EU VIVO COM PRESSA.

Não vou dizer que não tinha percebido. Mas ontem, tive que cair na real.

Realmente, eu ando com uma certa urgência "urgentíssima", no meu fazer. Uma urgência que se esparrama pelo meu ser, pela expressão facial, pela mímica contraída, pela impaciência, que nasce no íntimo, mas se revela no corre-corre. O corre- corre é a ponta do iceberg gelado, o interior é a chaleira de água fervente.

Essa urgência é feita de pressa, e a pressa é inimiga da perfeição, já dizia minha avó.

É feita de uma tensão exagerada nas mãos, até quando escovo os dentes: a gengiva sangra.

É feita de um coração atleta, que a cada dia dispara mais, sem nenhum motivo aparente: um simples toque de telefone e ele foge, assustado, com medo.

É feita de mão incerta, trêmula, desordenada: quando vou separar a clara da gema do ôvo, a gema cai no chão e o ambiente fede.

É feita de várias panelas ao fogo;uma delas acaba por queimar.

É feita de um telefone preso no ombro, de pernas que sobem e descem escadas, de olhos que lêem, enquanto falo.

É feita de multas por excesso de velocidade.

É feita de querer responder todos os e-mails, todos os recados do orkut, todos os telefonemas, ao mesmo tempo.

É feita de um sentir-se responsável por todos os sentimentos que cativei naqueles que me acham "uma pessoa tão legal!"

É feita de esquecimentos involuntários: o corpo não acompanha a mente que move e se adianta na velocidade do som.

É feita de querer conversar e ler ao mesmo tempo: enquanto o outro fala, eu respondo, mas também leio.
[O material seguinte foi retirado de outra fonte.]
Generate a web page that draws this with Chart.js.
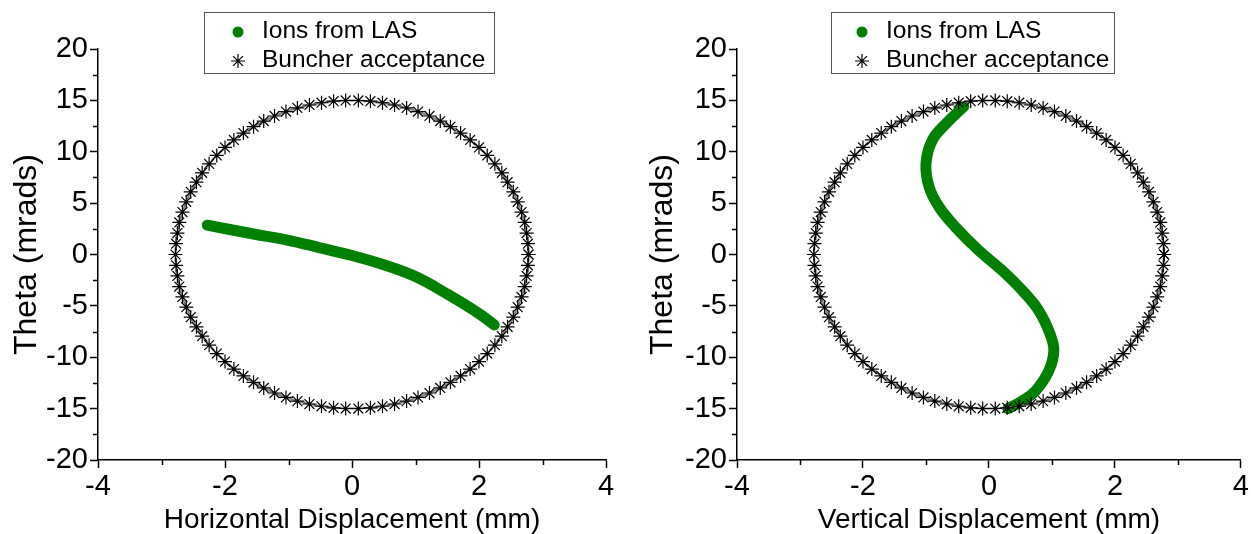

Consigo ler sem ser lida.

É feita de tantas coisas...

Estou sempre querendo chegar "lá". Mas quando chego "lá", o "lá "se torna aqui. Certa vez li essa expressão em algum lugar, que, agora, se encaixa feito luva em mim.

Há um vulcão em erupção e as larvas estão descendo, atravessando e percorrendo o território, com hora marcada para chegar. E nunca chegam.

Sei que existe terapia para isso, mas não quero fazer terapia. Sei que o terapeuta vai me dizer para exercitar o "aqui e o agora." Mas eu quero ser a minha terapeuta. Quero aprender, ouvindo a voz da sabedoria que habita em mim e que já me pediu para des-acelerar.

Porque a voz de Deus fala. Ontem, a voz de Deus, falou pela boca da Nalva. Nalva é a Marinalva, aquela que virou crônica aqui no Recanto. Foi ela quem me disse:" Ana, porque você tem tanta pressa? Porque essa afobação toda? O dia está inteiro, mulher! Já faz tempo que te vejo se consumindo nessa "fazeção". Se economize...!" Foi aí que cai na real. Até Nalva viu, e "só Carolina não viu"?

Preciso me economizar. Preciso buscar a suavidade nos gestos, nas palavras, nas atitudes, aonde ela puder ser encontrada. Mas esses encontros devem acontecer dentro de mim. Não podem ser externos. Se marco um encontro com a tranquilidade, na paisagem de um rio, na calma de um campo, no deserto lunar, quando eu os deixar, e quando eles me deixarem, nos esqueceremos mutuamente. Por isso, tenho que buscar a calma no porão do navio, naquele lugar dentro de mim, onde, algum dia, a serenidade ficou e eu fui.

Viver com pressa é como habitar um planeta vazio onde tudo precisa ser criado. Onde tudo depende de nós. É como se os 7 dias da criação estivessem esperando a nossa ordem para trazerem todas as coisas à existência.

Viver com pressa é como querer entrar na possessão imediata de cada um dos nossos dias. É feita de muitas personagens mal resolvidas: quando estou fazendo alguma coisa, aqui, já estou fazendo a outra coisa lá. O resultado é que nada sai perfeito.

Viver com pressa é concluir logo esse texto porque outras pessoas, outras vozes, outros mundos, reclamam a minha presença e eu preciso estar aqui e estar lá, naquela "terra do nunca", naquele continente que se levanta com resplendor selvagem e me chama pelo nome, sem que nunca, jamais, eu saiba como alcançá-lo, sem que ele, algum dia, desista de querer me tomar.